Eyes of Compassion

Jesus hangs on the cross bearing the bleak rebellion of every age. Who can measure the weight of such a burden? Who can scan the circumference of this transaction? In our repentance we grieve of what our sin has done to us, but at the cross,  we mourn of what our sin has done to God.

This obelisk of sin that outweighed the mass of Jupiter leveled itself against His weakening limbs. Still his eyes remain compassionate. He speaks to the beloved ones of his life: “Woman behold thy son. Son, behold thy mother.”

This moment of compassion seems insignificant considering that humanity would soon be forever changed. Jesus was a Savior but indeed He was still somebody’s boy. We hear Him tie up the loose ends of His next of kin. These details would not escape the attention of Jesus.
We look back at the compassion of Jesus as He stood at the grave of a close friend. Those around Lazarus tomb that day observed His grief:

Jesus wept. The community said, “See how he loved him!”
John 11:35-36

Jesus knew the end of the story. He would call out and Lazarus would come forth, but He stepped into the moment.

He stepped into the pain.

He stepped into the grief of a broken family.
What are you mourning today? He is mourning with you. He, too, has compassion and is making accommodations on your behalf to get through this. You’ll get through it together.

We often forget that even though there are pressing issues on every continent, He still has a heart for the small.

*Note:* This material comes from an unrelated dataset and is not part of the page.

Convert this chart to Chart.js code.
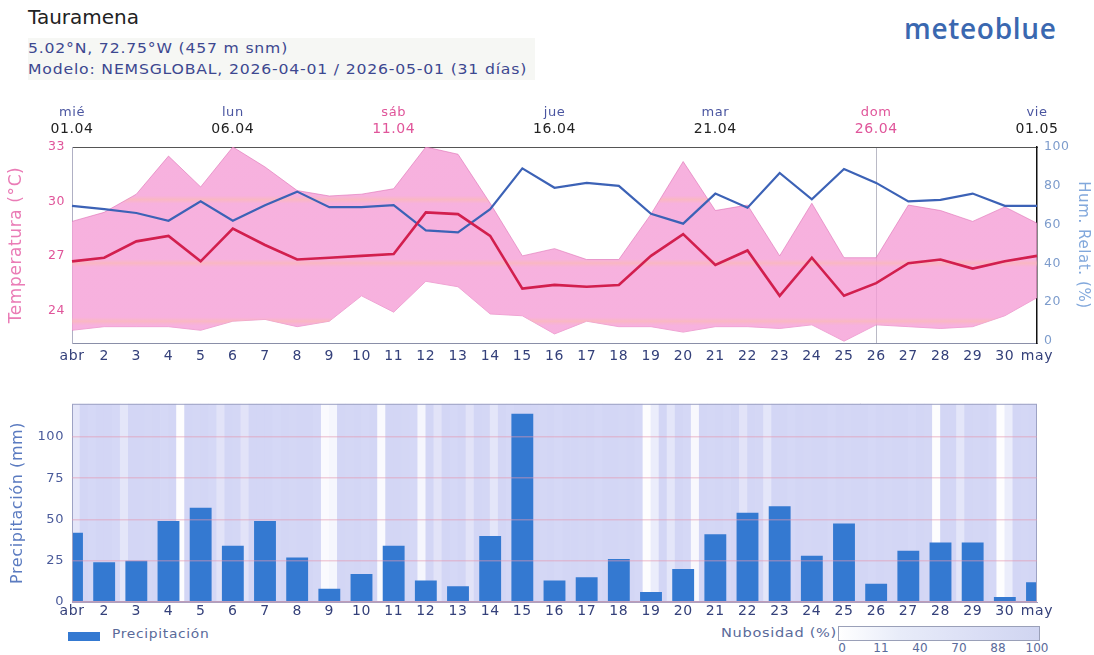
<!DOCTYPE html>
<html><head><meta charset="utf-8">
<script src="https://cdn.jsdelivr.net/npm/chart.js@4.4.1/dist/chart.umd.min.js"></script>
<style>
body{margin:0;width:1094px;height:655px;background:#fff;position:relative;overflow:hidden;font-family:"DejaVu Sans",sans-serif;}
#title{position:absolute;left:28px;top:5px;font-size:20px;color:#222;}
#sub{position:absolute;left:28px;top:38px;width:507px;height:42px;background:#f6f7f4;}
#sub div{font-size:13.5px;color:#3d4890;line-height:21px;white-space:nowrap;letter-spacing:0.7px;transform:scaleX(1.16);transform-origin:left center;}
#logo{position:absolute;left:904px;top:9px;font-family:"Open Sans",sans-serif;font-weight:600;font-size:28px;letter-spacing:0.7px;color:#3a68b0;}
#c1wrap{position:absolute;left:0;top:95px;width:1094px;height:270px;}
#c2wrap{position:absolute;left:0;top:388px;width:1094px;height:232px;}
#leg1{position:absolute;left:68px;top:632px;width:32px;height:9px;background:#3479d1;}
#leg1t{position:absolute;left:112px;top:627px;font-size:12px;color:#5a6a9a;letter-spacing:0.6px;transform:scaleX(1.15);transform-origin:left center;}
#leg2t{position:absolute;left:721px;top:625px;font-size:13px;color:#5a6a9a;letter-spacing:0.6px;transform:scaleX(1.12);transform-origin:left center;}
#cbar{position:absolute;left:838px;top:626px;width:200px;height:13px;border:1px solid #9aa0b8;background:linear-gradient(to right,#ffffff,#e8ecf9 30%,#dadef5 70%,#d0d5f1);}
.cbl{position:absolute;top:641px;font-size:12px;color:#5a6a9a;transform:translateX(-50%);}
</style></head>
<body>
<div id="title">Tauramena</div>
<div id="sub"><div>5.02°N, 72.75°W (457 m snm)</div><div>Modelo: NEMSGLOBAL, 2026-04-01 / 2026-05-01 (31 días)</div></div>
<div id="logo">meteoblue</div>
<div id="c1wrap"><canvas id="c1"></canvas></div>
<div id="c2wrap"><canvas id="c2"></canvas></div>
<div id="leg1"></div><div id="leg1t">Precipitación</div>
<div id="leg2t">Nubosidad (%)</div>
<div id="cbar"></div>
<div id="cbls"></div>
<script>
// ---------- data ----------
const days = ['abr','2','3','4','5','6','7','8','9','10','11','12','13','14','15','16','17','18','19','20','21','22','23','24','25','26','27','28','29','30','may'];
const tempMean = [26.7,26.9,27.8,28.1,26.7,28.5,27.6,26.8,26.9,27.0,27.1,29.4,29.3,28.1,25.2,25.4,25.3,25.4,27.0,28.2,26.5,27.3,24.8,26.9,24.8,25.5,26.6,26.8,26.3,26.7,27.0];
const tempMax = [28.9,29.4,30.4,32.5,30.8,33.0,31.9,30.6,30.3,30.4,30.7,33.0,32.6,29.9,27.0,27.4,26.8,26.8,29.3,32.2,29.5,29.8,27.0,29.9,26.9,26.9,29.8,29.5,28.9,29.7,28.8];
const tempMin = [22.9,23.1,23.1,23.1,22.9,23.4,23.5,23.1,23.4,24.8,23.9,25.6,25.3,23.8,23.7,22.7,23.4,23.1,23.1,22.8,23.1,23.1,23.0,23.2,22.3,23.2,23.1,23.0,23.1,23.7,24.7];
const humidity = [69.7,68,66,62,72,62,70,77,69,69,70,57,56,68,89,79,81.5,80,65.6,60.5,76,68.7,86.6,73,88.7,81.5,72,72.8,76,69.7,69.7];
const precip = [42,24,25,49,57,34,49,27,8,17,34,13,9.6,40,114,13,15,26,6,20,41,54,58,28,47.5,11,31,36,36,3,12];
// cloud cover (%), 6-hourly slots, 1 abr 00h -> 1 may 00h
const cloud6h = [
 55,90,85,90, 90,85,55,90, 90,88,90,85, 90,5,90,88, 90,85,60,90,
 88,60,90,90, 90,85,90,88, 90,90,85,10, 20,90,88,90, 85,90,10,90,
 90,88,85,20, 90,60,90,85, 90,60,90,88, 55,90,85,90, 90,90,88,90,
 85,90,90,88, 90,85,90,90, 88,90,85,5, 40,90,55,90, 85,15,90,88,
 90,85,90,60, 90,88,55,90, 90,85,90,88, 90,90,85,90, 88,90,90,85,
 90,88,90,90, 85,90,88,5, 90,90,55,90, 88,90,85,5, 40,90,88,90];
const topTickIdx = [0,5,10,15,20,25,30];
const topDayNames = ['mié','lun','sáb','jue','mar','dom','vie'];
const topDates = ['01.04','06.04','11.04','16.04','21.04','26.04','01.05'];
const weekendIdx = [10,25];
const tempTicks = [24,27,30,33];
const humTicks = [0,20,40,60,80,100];
const precipTicks = [0,25,50,75,100];
const cloudBarTicks = ['0','11','40','70','88','100'];

// colorbar labels
const cbl = document.getElementById('cbls');
cloudBarTicks.forEach((t,i)=>{const d=document.createElement('div');d.className='cbl';d.style.left=(842+i*39)+'px';d.textContent=t;cbl.appendChild(d);});

Chart.defaults.font.family = '"DejaVu Sans", sans-serif';
Chart.defaults.animation = false;
const PINK = '#e0559a', NAVY = '#34407a';

const spacing = {id:'spacing', beforeDraw(chart){ chart.ctx.letterSpacing = '0.6px'; }};

// pink fill with faint orange bands
function fillGradient(ctx){
  const ch = ctx.chart, a = ch.chartArea;
  const base = 'rgba(245,158,214,0.8)', band = 'rgba(249,176,188,0.9)';
  if(!a) return base;
  const g = ch.ctx.createLinearGradient(0,a.top,0,a.bottom);
  const ys = ch.scales.y, H = a.bottom - a.top;
  g.addColorStop(0, base);
  [30.1,26.6,23.4].forEach(t=>{
    const f = (ys.getPixelForValue(t)-a.top)/H;
    const w = 4/H;
    g.addColorStop(Math.max(0,f-w), base);
    g.addColorStop(f, band);
    g.addColorStop(Math.min(1,f+w), base);
  });
  g.addColorStop(1, base);
  return g;
}

new Chart(document.getElementById('c1'), {
  type:'line',
  data:{labels:days, datasets:[
    {label:'Temp media', data:tempMean, yAxisID:'y', borderColor:'#d21f4e', borderWidth:2.6, pointRadius:0, fill:false, order:0},
    {label:'Hum', data:humidity, yAxisID:'y2', borderColor:'#3c62b6', borderWidth:2.2, pointRadius:0, fill:false, order:1},
    {label:'Tmax', data:tempMax, yAxisID:'y', borderColor:'rgba(222,110,180,0.6)', borderWidth:1, pointRadius:0, fill:'+1', backgroundColor:fillGradient, order:2},
    {label:'Tmin', data:tempMin, yAxisID:'y', borderColor:'rgba(222,110,180,0.6)', borderWidth:1, pointRadius:0, fill:false, order:3}
  ]},
  plugins:[spacing],
  options:{
    responsive:true, maintainAspectRatio:false,
    layout:{padding:0},
    plugins:{legend:{display:false}, tooltip:{enabled:false}},
    scales:{
      x:{position:'bottom', offset:false,
        afterFit:s=>{s.height=22;},
        grid:{drawTicks:false, color:c=>c.index===25?'rgba(140,140,160,0.6)':'rgba(0,0,0,0)'},
        border:{color:'#8a8fa8'},
        ticks:{autoSkip:false, maxRotation:0, padding:5, color:NAVY, font:{size:14}}},
      xDate:{position:'top', type:'category', offset:false, weight:0,
        afterFit:s=>{s.height=27;},
        grid:{display:false, drawTicks:false}, border:{display:true, color:'#555'},
        ticks:{autoSkip:false, maxRotation:0, padding:9.5, font:{size:14},
          color:c=>weekendIdx.includes(c.index)?PINK:'#222',
          callback:(v,i)=>{const k=topTickIdx.indexOf(i);return k>=0?topDates[k]:'';}}},
      xDay:{position:'top', type:'category', offset:false, weight:1,
        afterFit:s=>{s.height=25;},
        grid:{display:false, drawTicks:false}, border:{display:false},
        ticks:{autoSkip:false, maxRotation:0, padding:0, font:{size:13},
          color:c=>weekendIdx.includes(c.index)?PINK:'#4a55a0',
          callback:(v,i)=>{const k=topTickIdx.indexOf(i);return k>=0?topDayNames[k]:'';}}},
      y:{position:'left', min:22.2, max:33,
        afterFit:s=>{s.width=72;},
        afterBuildTicks:s=>{s.ticks=tempTicks.map(v=>({value:v}));},
        grid:{drawTicks:false, color:'rgba(0,0,0,0)'}, border:{color:'#b0b0c4'},
        ticks:{padding:7, color:PINK, font:{size:12.5}},
        title:{display:true, text:'Temperatura (°C)', color:'#ea7cb6', font:{size:17}, padding:{top:6,bottom:2}}},
      y2:{position:'right', min:-1, max:100,
        afterFit:s=>{s.width=57;},
        afterBuildTicks:s=>{s.ticks=humTicks.map(v=>({value:v}));},
        grid:{drawOnChartArea:false, drawTicks:false}, border:{color:'#111', width:1.5},
        ticks:{padding:7, color:'#7d9ccc', font:{size:12.5}},
        title:{display:true, text:'Hum. Relat. (%)', color:'#82a8dc', font:{size:15}, padding:{top:2,bottom:2}}}
    }
  }
});

// cloud colors
function cloudColor(v){
  const f=v/100; const r=Math.round(255-(255-206)*f), g=Math.round(255-(255-209)*f), b=Math.round(255-(255-244)*f);
  return `rgb(${r},${g},${b})`;
}
const frame = {id:'frame', afterDatasetsDraw(chart){const {ctx,chartArea:a}=chart; ctx.save(); ctx.strokeStyle='#9da2c4'; ctx.lineWidth=1; ctx.strokeRect(a.left+0.5,a.top+0.5,a.right-a.left-1,a.bottom-a.top-1); ctx.restore();}};

new Chart(document.getElementById('c2'), {
  type:'bar',
  data:{labels:days, datasets:[
    {label:'Precipitación', data:precip, xAxisID:'x', yAxisID:'y', backgroundColor:'#3479d1', barPercentage:0.68, categoryPercentage:1, grouped:false, order:0},
    {label:'Nubosidad', data:cloud6h.map(()=>120), xAxisID:'xc', yAxisID:'y', backgroundColor:cloud6h.map(cloudColor), barPercentage:1, categoryPercentage:1, grouped:false, order:5}
  ]},
  plugins:[spacing, frame],
  options:{
    responsive:true, maintainAspectRatio:false,
    layout:{padding:{top:0, right:57, left:0, bottom:0}},
    plugins:{legend:{display:false}, tooltip:{enabled:false}},
    scales:{
      x:{position:'bottom', offset:false,
        afterFit:s=>{s.height=18;},
        grid:{drawTicks:false, color:c=>c.index===25?'rgba(140,140,175,0.7)':'rgba(0,0,0,0)'},
        border:{color:'#9da2c4'},
        ticks:{autoSkip:false, maxRotation:0, padding:1, color:NAVY, font:{size:14}}},
      xc:{type:'category', labels:cloud6h.map((v,i)=>String(i)), offset:true, display:false},
      y:{position:'left', min:0, max:120,
        afterFit:s=>{s.width=72;},
        afterBuildTicks:s=>{s.ticks=precipTicks.map(v=>({value:v}));},
        grid:{drawTicks:false, z:1, color:'rgba(228,150,175,0.45)', lineWidth:1.5}, border:{display:false},
        ticks:{padding:8, color:'#4a5a9a', font:{size:13}},
        title:{display:true, text:'Precipitación (mm)', color:'#5b7bc0', font:{size:16}, padding:{top:8,bottom:2}}}
    }
  }
});
</script>
</body></html>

There are kings and presidents and war on every side, but Jesus still has the capacity to know your secret wounds and weep over the tombs of your cloistered dreams. He is a God of compassion.

He took care of the people He loved.

When we fail to remember this, we struggle. Jesus eyes aren’t solely fixed on the White House, the Vatican or the United Nations.

His eyes are in the marriage counselor’s office,

His eyes are on the wounded warrior half a world away,

at the funeral of a grandfather,

and under the bed of an abused child who prays for the gift of peace.

He’s there, too. 

The shape of the cross is the template of compassion. In order to die on the cross your arms must be open.

God of Wonders,

King of Glory,

Grant us the courage to look beyond our own pain and enter into the pain of another.

For in this act we receive a more glorious vision of the cross of our slain Savior, Jesus Christ.